Nebraska lawmakers on Thursday overrode Gov. Pete Rickett’s veto of legislation allowing immigrants brought to the country illegally as children to get driver’s licenses – ending that state’s status as the only one to deny driving privileges to so-called "Dreamers."
The state senate voted 34-10 to overturn the veto of Legislative Bill 623.
Originally the bill passed the senate by a 34-9 margin, which was four more votes than were needed to override the veto. The bill gained the support of a number of Nebraska's largest businesses and agriculture groups, as well as Omaha Mayor Jean Stothert, a prominent Republican.
Before the bill was passed, Gov.
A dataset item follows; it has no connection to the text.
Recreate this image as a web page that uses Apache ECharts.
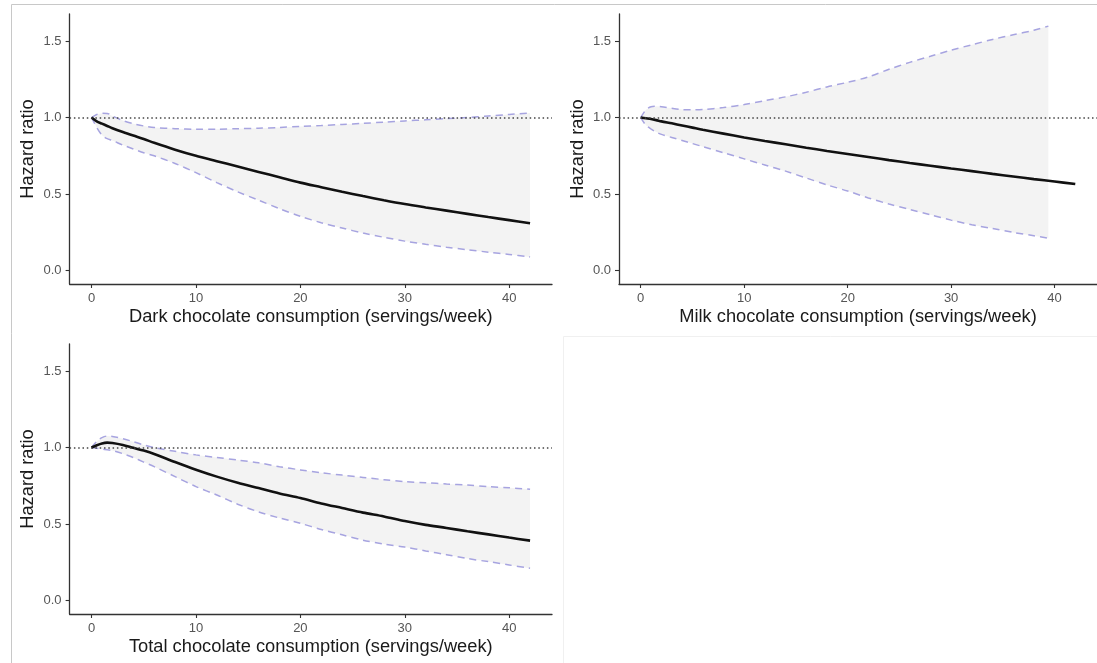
<!DOCTYPE html>
<html>
<head>
<meta charset="utf-8">
<script src="https://cdn.jsdelivr.net/npm/echarts@6/dist/echarts.min.js"></script>
<style>
  html, body { margin: 0; padding: 0; background: #fff; }
  #chart { width: 1097px; height: 663px; }
</style>
</head>
<body>
<div id="chart"></div>
<script>
// servings/week at which the curves were read
const xPts = [0, 0.5, 1, 1.5, 2, 3, 4, 5, 6, 8, 10, 12, 14, 16, 18, 20, 22, 24, 26, 28, 30, 32, 34, 36, 38, 40, 42]

// dark chocolate
const darkHR = [1.0, 0.975, 0.96, 0.945, 0.93, 0.905, 0.882, 0.86, 0.835, 0.79, 0.75, 0.715, 0.68, 0.645, 0.61, 0.575, 0.545, 0.515, 0.487, 0.46, 0.435, 0.413, 0.392, 0.371, 0.35, 0.33, 0.31]
const darkLo = [1.0, 0.935, 0.885, 0.862, 0.85, 0.82, 0.795, 0.77, 0.75, 0.7, 0.64, 0.575, 0.515, 0.46, 0.405, 0.355, 0.313, 0.278, 0.246, 0.218, 0.193, 0.172, 0.153, 0.137, 0.121, 0.106, 0.09]
const darkHi = [1.0, 1.02, 1.028, 1.027, 1.01, 0.98, 0.96, 0.945, 0.935, 0.927, 0.924, 0.924, 0.927, 0.93, 0.935, 0.942, 0.948, 0.955, 0.962, 0.97, 0.978, 0.985, 0.993, 1.0, 1.01, 1.02, 1.03]

// milk chocolate (CI stops before the curve does)
const milkHR = [1.0, 0.995, 0.99, 0.983, 0.975, 0.962, 0.948, 0.934, 0.92, 0.895, 0.87, 0.847, 0.825, 0.803, 0.782, 0.762, 0.742, 0.722, 0.703, 0.685, 0.667, 0.65, 0.632, 0.615, 0.598, 0.582, 0.566]
const milkCiX = [0, 0.5, 1, 1.5, 2, 3, 4, 5, 6, 8, 10, 12, 14, 16, 18, 20, 22, 24, 26, 28, 30, 32, 34, 36, 38, 39.4]
const milkLo = [1.0, 0.95, 0.925, 0.905, 0.89, 0.87, 0.85, 0.83, 0.81, 0.77, 0.73, 0.69, 0.65, 0.605, 0.56, 0.52, 0.475, 0.435, 0.4, 0.365, 0.33, 0.3, 0.275, 0.25, 0.228, 0.212]
const milkHi = [1.0, 1.05, 1.07, 1.073, 1.07, 1.06, 1.052, 1.05, 1.052, 1.065, 1.085, 1.11, 1.135, 1.165, 1.2, 1.23, 1.265, 1.315, 1.36, 1.4, 1.44, 1.475, 1.51, 1.54, 1.57, 1.597]

// total chocolate
const totalHR = [1.0, 1.015, 1.027, 1.032, 1.03, 1.017, 0.998, 0.98, 0.958, 0.905, 0.855, 0.81, 0.77, 0.735, 0.7, 0.67, 0.635, 0.605, 0.575, 0.55, 0.52, 0.495, 0.475, 0.453, 0.433, 0.412, 0.392]
const totalLo = [1.0, 0.995, 0.99, 0.985, 0.98, 0.96, 0.935, 0.905, 0.875, 0.81, 0.745, 0.69, 0.63, 0.58, 0.54, 0.505, 0.465, 0.43, 0.395, 0.37, 0.35, 0.325, 0.3, 0.275, 0.255, 0.233, 0.212]
const totalHi = [1.0, 1.04, 1.065, 1.075, 1.072, 1.058, 1.038, 1.017, 1.0, 0.975, 0.952, 0.935, 0.918, 0.9, 0.875, 0.854, 0.835, 0.82, 0.805, 0.79, 0.777, 0.77, 0.762, 0.755, 0.745, 0.737, 0.728]

const xTicks = [0, 10, 20, 30, 40]
const yTicks = [0, 0.5, 1.0, 1.5]
const xTitles = [
  'Dark chocolate consumption (servings/week)',
  'Milk chocolate consumption (servings/week)',
  'Total chocolate consumption (servings/week)'
]

const FONT = '"Liberation Sans", Arial, Helvetica, sans-serif'
const pair = (xs, ys) => xs.map((x, i) => [x, ys[i]])

const grids = [
  { left: 69.6, top: 14, width: 482.4, height: 270 },
  { left: 619, top: 14, width: 483.3, height: 270 },
  { left: 69.6, top: 344, width: 482.4, height: 270 }
]

const axisLine = { show: true, onZero: false, lineStyle: { color: '#333', width: 1.3 } }
const axisTick = { show: true, length: 4, lineStyle: { color: '#333', width: 1.1 } }

const xAxes = grids.map((g, i) => ({
  type: 'value',
  gridIndex: i,
  min: -2.1,
  max: 44.1,
  axisLine,
  axisTick: { ...axisTick, customValues: xTicks },
  splitLine: { show: false },
  axisLabel: { customValues: xTicks, color: '#555', fontSize: 13, fontFamily: FONT, margin: 8 },
  name: xTitles[i],
  nameLocation: 'middle',
  nameGap: 24,
  nameTextStyle: { color: '#1a1a1a', fontSize: 18.3, fontFamily: FONT }
}))

const yAxes = grids.map((g, i) => ({
  type: 'value',
  gridIndex: i,
  min: -0.087,
  max: 1.676,
  axisLine,
  axisTick: { ...axisTick, customValues: yTicks },
  splitLine: { show: false },
  axisLabel: {
    customValues: yTicks,
    color: '#555', fontSize: 13, fontFamily: FONT, margin: 8,
    formatter: v => v.toFixed(1)
  },
  name: 'Hazard ratio',
  nameLocation: 'middle',
  nameGap: 32.5,
  nameTextStyle: { color: '#1a1a1a', fontSize: 18.3, fontFamily: FONT }
}))

// ribbon: one polygon through the lower bound then back along the upper bound
function ribbonItem(params, api) {
  if (params.dataIndexInside !== 0) return null
  const n = params.dataInsideLength
  const pts = []
  for (let i = 0; i < n; i++) pts.push(api.coord([api.value(0, i), api.value(1, i)]))
  for (let i = n - 1; i >= 0; i--) pts.push(api.coord([api.value(0, i), api.value(2, i)]))
  return { type: 'polygon', shape: { points: pts }, style: { fill: '#f3f3f3' } }
}

function panel(idx, hrX, hr, ciX, lo, hi) {
  const base = { type: 'line', xAxisIndex: idx, yAxisIndex: idx, showSymbol: false, smooth: 0.3 }
  const dashed = { color: '#a7a4e0', width: 1.5, type: [7, 5] }
  return [
    {
      type: 'custom', xAxisIndex: idx, yAxisIndex: idx, z: 1, silent: true,
      renderItem: ribbonItem,
      encode: { x: 0, y: [1, 2] },
      data: ciX.map((x, i) => [x, lo[i], hi[i]])
    },
    { ...base, z: 3, data: pair(ciX, lo), lineStyle: dashed },
    { ...base, z: 3, data: pair(ciX, hi), lineStyle: dashed },
    {
      ...base, z: 4,
      data: pair(hrX, hr),
      lineStyle: { color: '#111', width: 2.6 },
      markLine: {
        silent: true, symbol: 'none', label: { show: false },
        lineStyle: { color: '#444', width: 1.6, type: [1.5, 2.8] },
        data: [{ yAxis: 1 }]
      }
    }
  ]
}

const chart = echarts.init(document.getElementById('chart'))
chart.setOption({
  animation: false,
  backgroundColor: '#fff',
  grid: grids,
  xAxis: xAxes,
  yAxis: yAxes,
  graphic: [
    { type: 'line', shape: { x1: 11.5, y1: 4.5, x2: 1097, y2: 4.5 }, style: { stroke: '#c8c8c8', lineWidth: 1 } },
    { type: 'line', shape: { x1: 11.5, y1: 4.5, x2: 11.5, y2: 663 }, style: { stroke: '#c8c8c8', lineWidth: 1 } },
    { type: 'line', shape: { x1: 563.5, y1: 336.5, x2: 1097, y2: 336.5 }, style: { stroke: '#f0f0f0', lineWidth: 1 } },
    { type: 'line', shape: { x1: 563.5, y1: 336.5, x2: 563.5, y2: 663 }, style: { stroke: '#f0f0f0', lineWidth: 1 } }
  ],
  series: [
    ...panel(0, xPts, darkHR, xPts, darkLo, darkHi),
    ...panel(1, xPts, milkHR, milkCiX, milkLo, milkHi),
    ...panel(2, xPts, totalHR, xPts, totalLo, totalHi)
  ]
})

window.addEventListener('resize', () => {
  if (chart) chart.resize()
})
</script>
</body>
</html>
Ricketts, a Republican, told the World-Herald of Omaha that he didn’t “believe in giving benefits to people who came here illegally.”
In the lead-up to the vote, the Greater Omaha Chamber of Commerce, the Nebraska Chamber of Commerce and Industry and the Lincoln Chamber of Commerce threw their support behind the measure.
“I don’t expect to agree with anybody 100 percent of the time, even my friends,” said Ricketts, a pro-business politician who has had the backing of the state’s business sector for most of his time in office. “Their perspectives have not changed mine.”
President Barack Obama announced an executive action in 2012 – known by the acronym DACA – that gives immigrants brought here as children a two-year work permit and protection from deportation, as well as the opportunity to get a Social Security Number and driver's license. Although a few states initially announced that they would deny licenses to people who qualified for DACA, only Arizona and Nebraska adopted laws barring them.
A court blocked Arizona's law in July, leaving in place only Nebraska's, which former Gov. Dave Heineman approved three years ago. The American Civil Liberties Union of Nebraska also has been challenging the policy in court.
Ricketts has said in the past that those who arrived in the country illegally shouldn't receive privileges intended for legal residents and said the bill would expand privileges to individuals beyond those covered under DACA. But senators who supported the bill argued the youth are active contributors to the state's economy and should not be penalized for their parents' actions.
Individuals under the executive action must be at least 15 years old, must have arrived in the U.S. before their 16th birthday, must have been younger than 31 in 2012, must have lived continuously in the U.S. since 2007 and must be in school or working toward a degree.
The Associated Press contributed to this report.